January 1999: City approves additional $1.5 million. Munoz tells Express-News he expects to announce a $5 million grant in February, bringing commitments to $13 million.

March 1999: After a $700,000 facelift, the Alameda's striking cold-cathode marquee is lit for the theater's 50th anniversary. Estimates for the theater's capital campaign are $16 million, and Centro Alameda projects that the renovation and expansion will be finished by 2001.

October 2000: SBC announces $2 million gift. Estimated cost for the museum is at $6 million; the theater $26 million.

2001: Centro Alameda signs a strategic partnership agreement with the Kennedy Center for Performing Arts, which will bring Kennedy-sponsored shows from Central and South America to the Alameda when it is opened.

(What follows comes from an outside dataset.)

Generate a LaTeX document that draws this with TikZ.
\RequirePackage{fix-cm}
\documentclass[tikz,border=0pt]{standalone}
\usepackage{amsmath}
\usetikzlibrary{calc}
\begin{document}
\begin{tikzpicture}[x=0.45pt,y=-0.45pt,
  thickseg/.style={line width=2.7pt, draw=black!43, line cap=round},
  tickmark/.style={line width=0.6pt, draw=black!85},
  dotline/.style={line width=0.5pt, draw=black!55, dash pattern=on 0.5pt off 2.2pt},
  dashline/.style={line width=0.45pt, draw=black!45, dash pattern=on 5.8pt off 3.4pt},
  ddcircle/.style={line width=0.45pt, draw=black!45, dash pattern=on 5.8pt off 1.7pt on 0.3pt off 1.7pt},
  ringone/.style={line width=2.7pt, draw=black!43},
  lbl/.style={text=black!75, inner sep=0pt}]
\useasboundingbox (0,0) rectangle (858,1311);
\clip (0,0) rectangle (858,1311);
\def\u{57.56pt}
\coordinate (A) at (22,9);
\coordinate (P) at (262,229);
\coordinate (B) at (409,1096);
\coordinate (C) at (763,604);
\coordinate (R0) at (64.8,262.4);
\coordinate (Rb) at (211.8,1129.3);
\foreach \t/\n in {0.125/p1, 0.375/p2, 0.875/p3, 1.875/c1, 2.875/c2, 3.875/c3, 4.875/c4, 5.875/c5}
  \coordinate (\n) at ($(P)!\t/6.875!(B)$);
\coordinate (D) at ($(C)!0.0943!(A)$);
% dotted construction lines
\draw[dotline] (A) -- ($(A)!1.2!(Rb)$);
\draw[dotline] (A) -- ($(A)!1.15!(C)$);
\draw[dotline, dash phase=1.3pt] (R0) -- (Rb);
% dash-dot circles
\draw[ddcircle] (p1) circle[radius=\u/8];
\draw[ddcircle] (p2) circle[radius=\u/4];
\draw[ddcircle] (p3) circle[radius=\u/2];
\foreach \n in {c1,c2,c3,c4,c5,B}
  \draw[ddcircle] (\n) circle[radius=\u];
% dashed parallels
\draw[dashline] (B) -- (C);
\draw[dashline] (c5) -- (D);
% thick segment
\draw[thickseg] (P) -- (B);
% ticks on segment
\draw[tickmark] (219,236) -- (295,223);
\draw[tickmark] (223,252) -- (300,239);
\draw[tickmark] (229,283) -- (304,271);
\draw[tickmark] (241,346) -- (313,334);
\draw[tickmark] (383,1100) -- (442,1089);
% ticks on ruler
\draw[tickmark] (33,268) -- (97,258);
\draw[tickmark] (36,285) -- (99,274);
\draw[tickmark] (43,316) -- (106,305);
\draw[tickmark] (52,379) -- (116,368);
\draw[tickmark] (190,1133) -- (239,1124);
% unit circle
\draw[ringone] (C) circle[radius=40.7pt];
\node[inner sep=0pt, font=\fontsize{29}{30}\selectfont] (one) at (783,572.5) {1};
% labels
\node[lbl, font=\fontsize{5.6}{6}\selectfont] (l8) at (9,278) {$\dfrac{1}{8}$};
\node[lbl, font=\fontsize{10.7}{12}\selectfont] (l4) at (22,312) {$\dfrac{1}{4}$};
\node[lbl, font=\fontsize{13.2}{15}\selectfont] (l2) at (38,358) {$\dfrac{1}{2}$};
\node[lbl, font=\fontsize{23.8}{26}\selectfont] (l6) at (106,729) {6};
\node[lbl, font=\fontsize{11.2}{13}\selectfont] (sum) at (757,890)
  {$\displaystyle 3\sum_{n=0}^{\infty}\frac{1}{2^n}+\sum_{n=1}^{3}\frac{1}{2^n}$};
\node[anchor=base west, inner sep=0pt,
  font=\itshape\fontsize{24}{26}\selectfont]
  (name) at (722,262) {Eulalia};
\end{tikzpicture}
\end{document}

Agreement also gives Centro Alameda staff access to the capacity-building program designed for performance organizations of color.

May 2001: Museo Americano breaks ground at Market Square after a battle with the Historic Preservation Committee over the old Centro de Artes building façade.

October 2002: Kennedy Center President Michael Kaiser tells media he expects the Alameda Theater to open its doors in three years.

Spring 2003: Centro Alameda announces that it must halt construction on the Museo Americano due to a cash flow crunch.

July 2003: Centro Alameda secures $2 million in financing from Frost Bank to continue with Museo Americano construction. Director Dan Hagerty tells press the organization needs additional $2.2 million to finish the museum.

Spring 2004: Hagerty leaves Alameda, telling press that organization needs to focus on fundraising rather than programming.

Fall 2004: Centro Alameda hires marketing and PR professional Ruth Medellin to raise funds for completion of museum and theater.

March 2005: Lo Bello, the women's organization that Medellin belongs to, presents Centro Alameda with a $50,000 check towards a City matching fund bond of $400,000.